# [Direction]
Reproduce the listing word for word, leaving every picture behind.

#### Provided material

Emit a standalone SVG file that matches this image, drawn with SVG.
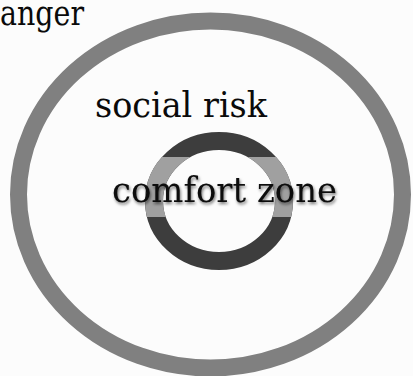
<svg xmlns="http://www.w3.org/2000/svg" width="413" height="376" viewBox="0 0 413 376">
  <style>
    .ring { fill: none; }
    .lbl { fill: #0a0a0a; font-family: "DejaVu Serif", serif; font-size: 36px; }
  </style>
  <defs>
    <clipPath id="band"><rect x="0" y="157" width="413" height="60"/></clipPath>
    <filter id="shadow" x="-10%" y="-30%" width="120%" height="160%">
      <feGaussianBlur in="SourceAlpha" stdDeviation="1.5"/>
      <feOffset dx="1" dy="2" result="b"/>
      <feFlood flood-color="#000" flood-opacity="0.55"/>
      <feComposite in2="b" operator="in"/>
      <feMerge><feMergeNode/><feMergeNode in="SourceGraphic"/></feMerge>
    </filter>
  </defs>
  <rect width="413" height="376" fill="#fcfcfc"/>
  <g id="danger">
    <ellipse class="ring" cx="210.5" cy="194.5" rx="192" ry="173.5" stroke="#808080" stroke-width="17"/>
    <text class="lbl" x="0" y="25" textLength="84" lengthAdjust="spacingAndGlyphs">anger</text>
  </g>
  <g id="social-risk">
    <text class="lbl" x="95" y="117" textLength="172" lengthAdjust="spacingAndGlyphs">social risk</text>
  </g>
  <g id="comfort-zone">
    <ellipse class="ring" cx="219" cy="201" rx="65" ry="60" stroke="#3d3d3d" stroke-width="18"/>
    <ellipse class="ring" cx="219" cy="201" rx="65" ry="60" stroke="#a0a0a0" stroke-width="18" clip-path="url(#band)"/>
    <text class="lbl" x="112" y="202" textLength="225" lengthAdjust="spacingAndGlyphs" filter="url(#shadow)">comfort zone</text>
  </g>
  <g id="connectors"/>
</svg>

########

# [Answer for this exercise]
Emit a standalone SVG file that matches this image, drawn with SVG.
<svg xmlns="http://www.w3.org/2000/svg" width="413" height="376" viewBox="0 0 413 376">
  <style>
    .ring { fill: none; }
    .lbl { fill: #0a0a0a; font-family: "DejaVu Serif", serif; font-size: 36px; }
  </style>
  <defs>
    <clipPath id="band"><rect x="0" y="157" width="413" height="60"/></clipPath>
    <filter id="shadow" x="-10%" y="-30%" width="120%" height="160%">
      <feGaussianBlur in="SourceAlpha" stdDeviation="1.5"/>
      <feOffset dx="1" dy="2" result="b"/>
      <feFlood flood-color="#000" flood-opacity="0.55"/>
      <feComposite in2="b" operator="in"/>
      <feMerge><feMergeNode/><feMergeNode in="SourceGraphic"/></feMerge>
    </filter>
  </defs>
  <rect width="413" height="376" fill="#fcfcfc"/>
  <g id="danger">
    <ellipse class="ring" cx="210.5" cy="194.5" rx="192" ry="173.5" stroke="#808080" stroke-width="17"/>
    <text class="lbl" x="0" y="25" textLength="84" lengthAdjust="spacingAndGlyphs">anger</text>
  </g>
  <g id="social-risk">
    <text class="lbl" x="95" y="117" textLength="172" lengthAdjust="spacingAndGlyphs">social risk</text>
  </g>
  <g id="comfort-zone">
    <ellipse class="ring" cx="219" cy="201" rx="65" ry="60" stroke="#3d3d3d" stroke-width="18"/>
    <ellipse class="ring" cx="219" cy="201" rx="65" ry="60" stroke="#a0a0a0" stroke-width="18" clip-path="url(#band)"/>
    <text class="lbl" x="112" y="202" textLength="225" lengthAdjust="spacingAndGlyphs" filter="url(#shadow)">comfort zone</text>
  </g>
  <g id="connectors"/>
</svg>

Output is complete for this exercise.